- 8 Xiangwang Road, Canglang, Suzhou, Jiangsu China

Information
- Type: Public
- Motto: cultivate renowned scholars of the future（诚、朴、仁、勇）
- Established: 1906
- Principal: Liu Yuanzhao(柳袁照)
- Staff: 206
- Enrollment: about 1300 (after Zhenhua Middle School was separated)
- Website: Suzhou No.10 Middle School

= Suzhou No.10 Middle School =

Suzhou No.10 high School is a four-star high school in Jiangsu province. It is located in the south-east of Suzhou. It has operated for more than a century.

== History ==

Suzhou No.10 High School was established by Wangxie Changda in 1906 as Zhenhua Girls' High School. Zhang Binglin and Cai Yuanpei once served as school managers. In 1917, Wang Jiyu took charge. Many celebrities taught here, including Zhang Taiyan, Hu Shizhi and Bei Shizhang.

== Scenery ==

Suzhou No.10 High School is regarded as ‘the most Chinese school’. It covers an area of 30536 m2, of which 37% is greenery. The West Garden holds the remains of the Weaving Department of the Qing dynasty.
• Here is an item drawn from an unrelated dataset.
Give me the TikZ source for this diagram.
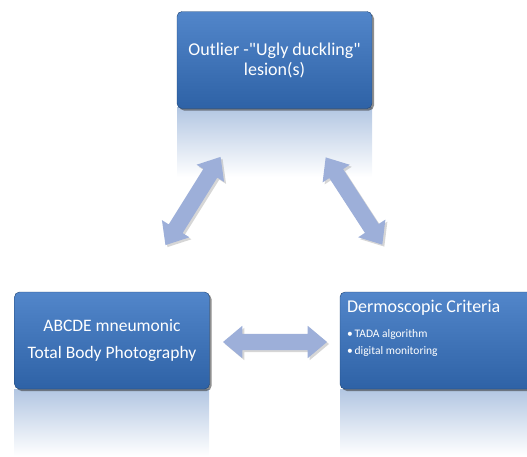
\documentclass[tikz,border=0pt]{standalone}
\usepackage{fontspec}
\setmainfont{Carlito}
\usetikzlibrary{shapes.arrows,shadows,positioning}
\definecolor{boxtop}{RGB}{82,134,202}
\definecolor{boxbot}{RGB}{46,98,166}
\definecolor{glass}{RGB}{178,198,226}
\definecolor{arrlight}{RGB}{168,186,226}
\definecolor{arrdark}{RGB}{132,150,196}
\begin{document}
\begin{tikzpicture}[x=1pt,y=-1pt,
    box/.style={rounded corners=5pt,top color=boxtop,bottom color=boxbot,draw=boxbot!70!black,
      drop shadow={shadow xshift=2pt,shadow yshift=-2pt,fill=black!80,opacity=0.55},
      minimum width=195pt,minimum height=97pt,inner sep=0pt,
      text=white,align=center,font=\fontsize{17.5}{27}\selectfont},
    mirror/.style={top color=glass,bottom color=white,draw=none},
    dblarrow/.style={double arrow,minimum height=104pt,inner xsep=0pt,inner ysep=8pt,
      double arrow head extend=8pt,double arrow tip angle=80,fill=arrlight!70!arrdark,
      drop shadow={shadow xshift=2pt,shadow yshift=-2pt,fill=black!40,opacity=0.4}}]
    \useasboundingbox (0,0) rectangle (527,456);
    \clip (0,0) rectangle (527,456);
    % Outlier box
    \fill[mirror] (177,107) rectangle ++(195,70);
    \node[box,font=\fontsize{18}{20}\selectfont] (ugly) at (274.5,60)
        {Outlier -\textquotedbl Ugly duckling\textquotedbl\\lesion(s)};
    % ABCDE box
    \fill[mirror] (14,389) rectangle ++(195,67);
    \node[box] (abcde) at (112,340.5) {ABCDE mneumonic\\Total Body Photography};
    % Dermoscopic box
    \fill[mirror] (340,389) rectangle ++(195,67);
    \node[box] (derm) at (437.5,340.5) {};
    \node[anchor=north west,text=white,align=left,inner sep=0pt,font=\fontsize{11.5}{17}\selectfont]
        (dermtext) at ([xshift=7pt,yshift=-8pt]derm.north west)
        {{\fontsize{18}{20}\selectfont Dermoscopic Criteria}\\[8pt]
         \textbullet\,TADA algorithm\\ \textbullet\,digital monitoring};
    % Arrows
    \node[dblarrow,rotate=58] (leftarr) at (193,201) {};
    \node[dblarrow,rotate=-57] (rightarr) at (354,201) {};
    \node[dblarrow] (midarr) at (275,342) {};
\end{tikzpicture}
\end{document}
Many antiques and monuments are present on campus, such as the Ruiyun Peak, Zhenhua Hall, Weiji Tablet, Jisi Pavilion and the Ninghuai Pavilion.

== Alumni ==

Notable alumni include Fei Xiaotong, Professor He Zehui, Yang Jiang, He Yizhen, Hu Shuqin, Yan Weimin, Wang Shuzhen and Zhu Linan.